▶ Problem to solve
State the number of lines that include the string "document", and write nothing else.

▶ Provided material

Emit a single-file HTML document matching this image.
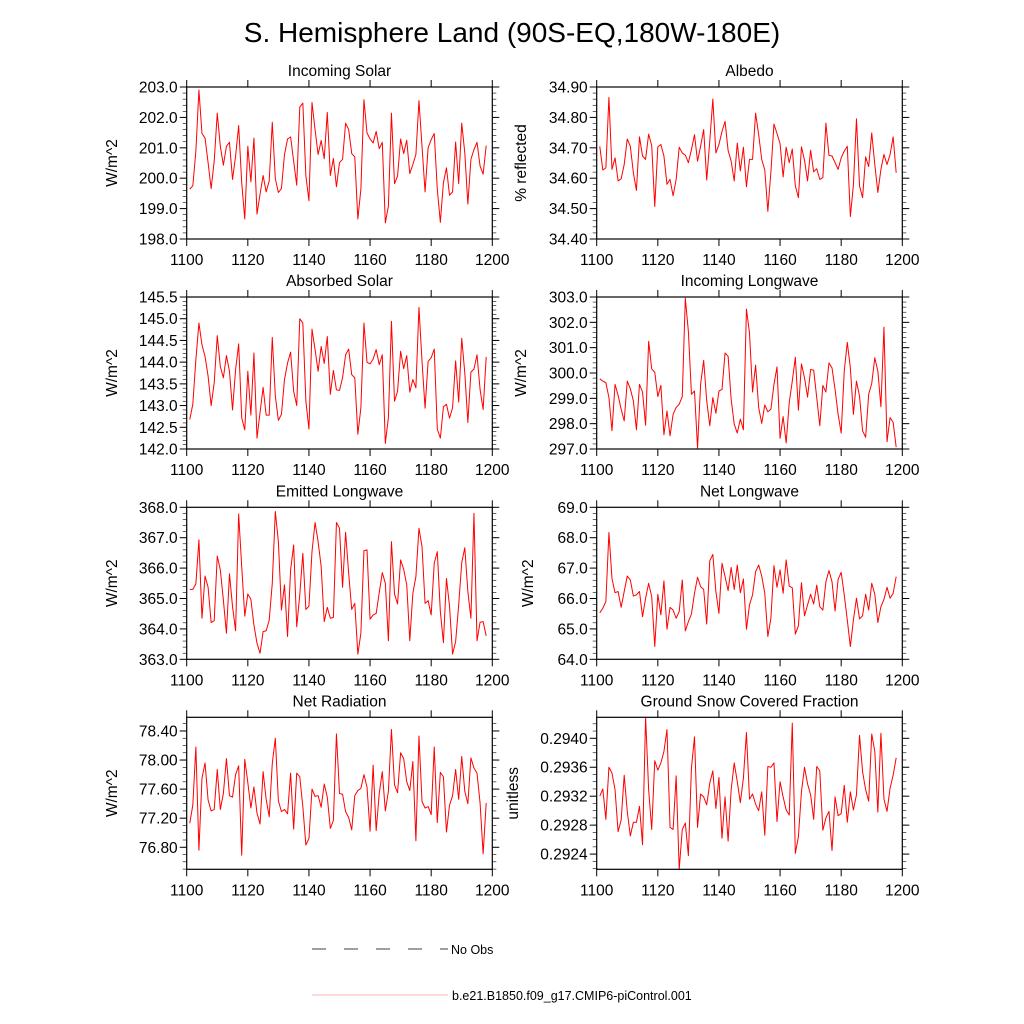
<!DOCTYPE html>
<html><head><meta charset="utf-8">
<style>
html,body{margin:0;padding:0;background:#fff;}
svg{display:block;font-family:"Liberation Sans",sans-serif;}
</style></head>
<body>
<svg id="chart" width="1024" height="1024" viewBox="0 0 1024 1024" xmlns="http://www.w3.org/2000/svg">
<rect width="1024" height="1024" fill="#fff"/>
<text x="512" y="42" font-size="28" text-anchor="middle">S. Hemisphere Land (90S-EQ,180W-180E)</text>
<g>
<line x1="312" y1="949" x2="448" y2="949" stroke="#000" stroke-width="0.8" stroke-dasharray="14,18"/>
<text x="451" y="954" font-size="12.5">No Obs</text>
<line x1="312" y1="995" x2="448" y2="995" stroke="#f00" stroke-width="0.6" opacity="0.6"/>
<text x="452" y="1000" font-size="12.5">b.e21.B1850.f09_g17.CMIP6-piControl.001</text>
</g>
</svg>
<script>
const startYear = 1101;
const xTicks = [1100,1120,1140,1160,1180,1200];
const incomingSolar = [199.64,199.75,200.89,202.90,201.47,201.32,200.51,199.66,200.56,202.14,201.05,200.43,201.05,201.18,199.96,200.73,201.73,199.85,198.66,201.05,199.88,201.32,198.82,199.47,200.09,199.55,199.91,201.84,199.98,199.53,199.66,200.78,201.29,201.36,200.56,199.77,202.34,202.47,200.07,199.26,202.49,201.60,200.78,201.24,200.64,202.16,200.09,200.65,199.72,200.51,200.62,201.81,201.60,200.81,200.70,198.66,199.64,202.58,201.49,201.29,201.16,201.54,200.97,201.18,198.53,199.09,202.14,199.82,200.07,201.29,200.81,201.25,200.15,200.45,200.78,202.55,201.05,199.55,201.00,201.27,201.47,199.64,198.55,199.85,200.34,199.44,199.55,201.19,199.82,201.81,200.83,199.15,200.62,200.94,201.18,200.40,200.13,201.07];
const albedo = [34.705,34.627,34.634,34.866,34.629,34.667,34.591,34.598,34.645,34.729,34.705,34.618,34.560,34.736,34.673,34.662,34.745,34.707,34.507,34.703,34.711,34.673,34.580,34.596,34.542,34.596,34.702,34.683,34.676,34.651,34.694,34.743,34.656,34.705,34.760,34.594,34.722,34.860,34.683,34.711,34.754,34.787,34.691,34.656,34.591,34.716,34.624,34.702,34.572,34.662,34.662,34.814,34.743,34.662,34.627,34.491,34.620,34.778,34.747,34.714,34.604,34.702,34.651,34.696,34.575,34.536,34.703,34.659,34.591,34.692,34.621,34.631,34.596,34.602,34.781,34.675,34.673,34.651,34.629,34.667,34.689,34.705,34.474,34.577,34.795,34.575,34.536,34.670,34.638,34.749,34.645,34.553,34.629,34.678,34.645,34.678,34.736,34.618];
const absorbedSolar = [142.68,143.03,144.06,144.90,144.40,144.13,143.68,143.00,143.52,144.61,143.90,143.64,144.15,143.79,142.90,143.83,144.42,142.72,142.44,143.79,142.78,144.21,142.25,142.84,143.42,142.78,142.78,144.57,143.22,142.66,142.80,143.60,143.98,144.23,143.33,143.00,145.00,144.90,143.10,142.46,144.76,144.29,143.79,144.36,143.97,144.59,143.26,143.81,143.36,143.35,143.64,144.17,144.30,143.71,143.64,142.34,142.95,144.90,144.00,143.96,144.07,144.29,143.94,144.17,142.13,142.72,144.94,143.10,143.33,144.25,143.85,144.15,143.31,143.60,143.41,145.26,144.02,142.94,144.02,144.10,144.30,142.46,142.25,142.97,143.03,142.71,142.95,144.03,143.08,144.55,143.75,142.61,143.77,143.84,144.17,143.37,142.91,144.12];
const incomingLW = [299.77,299.68,299.62,299.03,297.72,299.55,299.12,298.57,298.11,299.68,299.38,298.90,297.76,299.55,299.25,297.94,301.25,300.16,300.03,299.07,299.51,297.56,298.50,297.52,298.37,298.64,298.77,299.07,302.95,301.64,299.16,299.29,297.04,299.55,300.50,298.90,297.92,299.03,298.41,299.29,299.35,300.79,300.66,298.96,297.98,297.63,298.18,297.76,302.52,301.58,299.25,300.31,298.64,298.01,298.74,298.47,298.57,299.55,300.24,297.42,298.28,297.24,298.83,299.68,300.62,298.53,300.36,299.81,299.05,300.14,300.11,299.03,297.92,299.51,299.25,300.40,300.20,299.35,298.37,297.63,300.07,301.21,300.20,298.37,299.68,299.09,297.72,297.46,299.16,299.59,300.60,300.07,298.67,301.81,297.29,298.24,298.05,297.07];
const emittedLW = [365.30,365.30,365.48,366.93,364.35,365.74,365.37,364.21,364.27,366.40,365.94,364.95,363.86,365.81,364.73,363.94,367.78,366.05,364.42,365.15,364.97,364.13,363.53,363.20,363.91,363.94,364.29,365.50,367.86,366.87,364.62,365.45,363.75,365.94,366.76,364.07,365.12,366.49,364.64,364.75,366.54,367.50,366.87,366.05,364.24,364.71,364.35,364.38,367.50,367.31,365.37,367.18,365.83,364.64,364.84,363.17,363.86,366.57,366.60,364.32,364.46,364.51,365.19,365.85,365.50,363.61,366.87,365.15,364.82,366.27,365.96,365.45,363.61,365.17,365.72,367.31,366.71,364.84,364.93,364.46,366.16,366.54,364.57,363.55,365.66,364.75,363.17,363.58,364.79,366.18,366.67,365.23,364.35,367.80,363.61,364.22,364.24,363.77];
const netLW = [65.53,65.68,65.90,68.17,66.66,66.19,66.23,65.71,66.23,66.74,66.61,66.08,66.12,66.23,65.40,66.01,66.50,66.06,64.42,66.14,65.46,66.58,64.99,65.71,65.62,65.35,65.57,66.61,64.93,65.24,65.49,66.17,66.70,66.39,66.30,65.16,67.24,67.45,66.23,65.51,67.16,66.72,66.26,67.02,66.30,67.10,66.19,66.64,64.99,65.79,66.12,66.88,67.10,66.74,66.17,64.75,65.35,67.08,66.37,66.94,66.17,67.27,66.41,66.35,64.83,65.10,66.52,65.43,65.79,66.14,65.82,66.44,65.73,65.62,66.55,66.92,66.55,65.59,66.63,66.86,66.12,65.29,64.42,65.29,66.01,65.33,65.43,66.14,65.62,66.50,66.14,65.21,65.73,65.97,66.37,66.01,66.17,66.72];
const netRad = [77.13,77.38,78.18,76.76,77.75,77.96,77.45,77.30,77.32,77.87,77.32,77.54,78.02,77.51,77.49,77.80,77.92,76.69,78.01,77.69,77.34,77.63,77.27,77.12,77.84,77.46,77.22,77.95,78.30,77.44,77.29,77.32,77.26,77.82,77.05,77.82,77.77,77.36,76.83,76.92,77.60,77.50,77.51,77.35,77.67,77.49,77.06,77.17,78.36,77.54,77.53,77.29,77.21,77.04,77.51,77.58,77.61,77.80,77.63,77.02,77.93,77.03,77.54,77.84,77.30,77.57,78.42,77.66,77.55,78.10,78.02,77.70,77.58,77.98,76.89,78.33,77.43,77.34,77.36,77.25,78.18,77.14,77.83,77.77,77.01,77.38,77.51,77.87,77.46,78.05,77.57,77.40,78.03,77.89,77.82,77.41,76.71,77.41];
const snowFrac = [0.29320,0.29330,0.29288,0.29360,0.29352,0.29329,0.29271,0.29287,0.29349,0.29299,0.29265,0.29284,0.29284,0.29306,0.29253,0.29429,0.29329,0.29274,0.29369,0.29356,0.29366,0.29382,0.29412,0.29277,0.29274,0.29348,0.29219,0.29274,0.29283,0.29238,0.29359,0.29402,0.29277,0.29323,0.29319,0.29308,0.29338,0.29355,0.29303,0.29346,0.29262,0.29319,0.29258,0.29329,0.29366,0.29340,0.29311,0.29345,0.29408,0.29316,0.29323,0.29309,0.29300,0.29326,0.29266,0.29361,0.29360,0.29366,0.29285,0.29340,0.29319,0.29301,0.29294,0.29421,0.29241,0.29264,0.29326,0.29360,0.29337,0.29322,0.29288,0.29361,0.29355,0.29273,0.29290,0.29299,0.29245,0.29319,0.29293,0.29296,0.29335,0.29284,0.29326,0.29301,0.29322,0.29404,0.29354,0.29329,0.29313,0.29406,0.29382,0.29298,0.29407,0.29316,0.29299,0.29331,0.29349,0.29373];

const yTicks1 = ["198.0","199.0","200.0","201.0","202.0","203.0"];
const yTicks2 = ["34.40","34.50","34.60","34.70","34.80","34.90"];
const yTicks3 = ["142.0","142.5","143.0","143.5","144.0","144.5","145.0","145.5"];
const yTicks4 = ["297.0","298.0","299.0","300.0","301.0","302.0","303.0"];
const yTicks5 = ["363.0","364.0","365.0","366.0","367.0","368.0"];
const yTicks6 = ["64.0","65.0","66.0","67.0","68.0","69.0"];
const yTicks7 = ["76.80","77.20","77.60","78.00","78.40"];
const yTicks8 = ["0.2924","0.2928","0.2932","0.2936","0.2940"];

const NS = "http://www.w3.org/2000/svg";
const svg = document.getElementById('chart');
function mk(tag, attrs, parent){const e=document.createElementNS(NS,tag);for(const k in attrs)e.setAttribute(k,attrs[k]);parent.appendChild(e);return e;}

const panels = [
 {key:'incoming-solar',title:'Incoming Solar',ylab:'W/m^2',data:incomingSolar,ticks:yTicks1,ymin:198,ymax:203,minor:0.2,x0:186.7,y0:87,ylx:113},
 {key:'albedo',title:'Albedo',ylab:'% reflected',data:albedo,ticks:yTicks2,ymin:34.40,ymax:34.90,minor:0.02,x0:596.7,y0:87,ylx:522},
 {key:'absorbed-solar',title:'Absorbed Solar',ylab:'W/m^2',data:absorbedSolar,ticks:yTicks3,ymin:142,ymax:145.5,minor:0.1,x0:186.7,y0:297,ylx:113},
 {key:'incoming-longwave',title:'Incoming Longwave',ylab:'W/m^2',data:incomingLW,ticks:yTicks4,ymin:297,ymax:303,minor:0.2,x0:596.7,y0:297,ylx:522},
 {key:'emitted-longwave',title:'Emitted Longwave',ylab:'W/m^2',data:emittedLW,ticks:yTicks5,ymin:363,ymax:368,minor:0.2,x0:186.7,y0:507.3,ylx:113},
 {key:'net-longwave',title:'Net Longwave',ylab:'W/m^2',data:netLW,ticks:yTicks6,ymin:64,ymax:69,minor:0.2,x0:596.7,y0:507.3,ylx:529},
 {key:'net-radiation',title:'Net Radiation',ylab:'W/m^2',data:netRad,ticks:yTicks7,ymin:76.497,ymax:78.588,minor:0.1,x0:186.7,y0:717.3,ylx:113},
 {key:'snow-fraction',title:'Ground Snow Covered Fraction',ylab:'unitless',data:snowFrac,ticks:yTicks8,ymin:0.29219,ymax:0.29429,minor:0.0001,x0:596.7,y0:717.3,ylx:514}
];
const W=305.6, H=152;

panels.forEach(p=>{
  const g=mk('g',{},svg);
  
  
  const xs=v=>p.x0+(v-1100)/100*W;
  const ys=v=>p.y0+H-(v-p.ymin)/(p.ymax-p.ymin)*H;
  const nMin=Math.ceil(p.ymin/p.minor-1e-6), nMax=Math.floor(p.ymax/p.minor+1e-6);
  for(let k=nMin;k<=nMax;k++){
    const y=ys(k*p.minor);
    mk('line',{x1:p.x0-4,y1:y,x2:p.x0,y2:y,stroke:'#000','stroke-width':0.6},g);
    mk('line',{x1:p.x0+W,y1:y,x2:p.x0+W+4,y2:y,stroke:'#000','stroke-width':0.6},g);
  }
  p.ticks.forEach(t=>{
    const y=ys(parseFloat(t));
    mk('line',{x1:p.x0-7,y1:y,x2:p.x0,y2:y,stroke:'#000','stroke-width':1},g);
    mk('line',{x1:p.x0+W,y1:y,x2:p.x0+W+7,y2:y,stroke:'#000','stroke-width':1},g);
    const tx=mk('text',{x:p.x0-9,y:y+5.5,'font-size':15.5,'text-anchor':'end'},g);
    
    
    tx.textContent=t;
  });
  xTicks.forEach(t=>{
    const x=xs(t);
    mk('line',{x1:x,y1:p.y0+H,x2:x,y2:p.y0+H+7,stroke:'#000','stroke-width':1},g);
    mk('line',{x1:x,y1:p.y0-7,x2:x,y2:p.y0,stroke:'#000','stroke-width':1},g);
    const tx=mk('text',{x:x,y:p.y0+H+26,'font-size':15.5,'text-anchor':'middle'},g);
    
    
    tx.textContent=t;
  });
  const pts=p.data.map((v,i)=>xs(startYear+i).toFixed(2)+','+ys(v).toFixed(2)).join(' ');
  const pl=mk('polyline',{points:pts,fill:'none',stroke:'#f00','stroke-width':1,'stroke-linejoin':'round'},g);
  
  
  const fr=mk('rect',{x:p.x0,y:p.y0,width:W,height:H,fill:'none',stroke:'#000','stroke-width':1.2},g);
  
  
  const ti=mk('text',{x:p.x0+W/2,y:p.y0-11,'font-size':15.5,'text-anchor':'middle'},g);
  
  
  ti.textContent=p.title;
  const cy=p.y0+H/2;
  const yl=mk('text',{x:p.ylx,y:cy,'font-size':15.5,'text-anchor':'middle',transform:'rotate(-90 '+p.ylx+' '+cy+')','dominant-baseline':'middle'},g);
  
  
  yl.textContent=p.ylab;
});
</script>
</body></html>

▶ Written response
3